Two local businesses, the Foundation and COF&, have joined forces to bring the city something new: Downtown Bellingham’s first-ever coffee event lounge. The space is the newest addition to Owner Brian Womack’s collective of businesses— and it’s just one small piece of his entrepreneurial and philanthropic efforts. 

During the day, the Foundation Lounge is family-friendly and has a decisively Colombian flair. Visitors can enjoy a variety of COF& drinks made from sustainably grown, high-quality Colombian espresso beans. In addition, COF& Owner Oscar Quintero says they also plan to designate a space for local artists to sell their creations. 

At night, however, the lounge comes alive with regular adult-oriented events like spoken word poetry, comedy nights, jazz performances, and even salsa nights on Tuesdays and Thursdays. It’s also available for weddings, concerts, corporate events, and other rentals. 

“[We’re] trying to build awareness in the community, and trying to bring the community together through events,” Womack says. “That’s what that building is for next door as well.” 

While the lounge is situated at 1209 Cornwall, the Foundation itself is a wider collective of independently-owned businesses located next door at 1211 Cornwall. Beyond the event space, it’s home to Headquarters Barber Shop, Rooftop Recordings, and Anastasia Lotus’ tattoo shop. 

This collective is the culmination of a dream for Womack, who also owns and operates the aptly-named Headquarters Barber Shop. He says his major goal is to build a creative and accessible space for small business owners, and he plans to keep growing this vision– both on Cornwall Avenue and beyond– in the months and years to come.  

If that wasn’t enough, the Foundation even functions as an art gallery.

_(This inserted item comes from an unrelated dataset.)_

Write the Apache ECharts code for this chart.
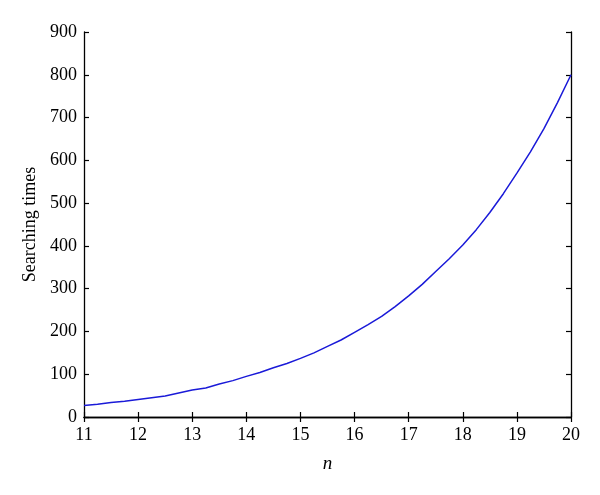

It was established so that the Foundation could participate in Bellingham’s art walk, and the works on display are predominantly portraits of Black men and women painted by Canadian artist Patricia Anne. 

“Seeing as Bellingham has pretty much no African American art out here, it was a no-brainer for me to call it the Afro-Art Gallery,” Womack says. 

And all of this is for a good cause: The Foundation Lounge benefits Fatherhood the Foundation, Womack’s nonprofit for incarcerated and recently released fathers ( With the help of his own family, he was able to create a seven-point program to help inmates transition back into society. 

“[Fatherhood the Foundation is] here for fathers struggling, coming home from prison, fathers going to prison– we’re here for them,” Womack says. “We have resources; we’re connected with judges in the community, with lawyers.” 

Given that just 1.6% of Bellingham residents are Black, Womack is also passionate about supporting young people of color and keeping them out of the prison system. He works with local schools and acts as a mentor and “godfather” to youth, providing positive representation, encouragement, and support. Womack says he’s worked hard to build community in the face of adversity— and the Foundation is the manifestation of his success. 

“That’s what this whole program is about: discovering you can do anything you put your mind to.”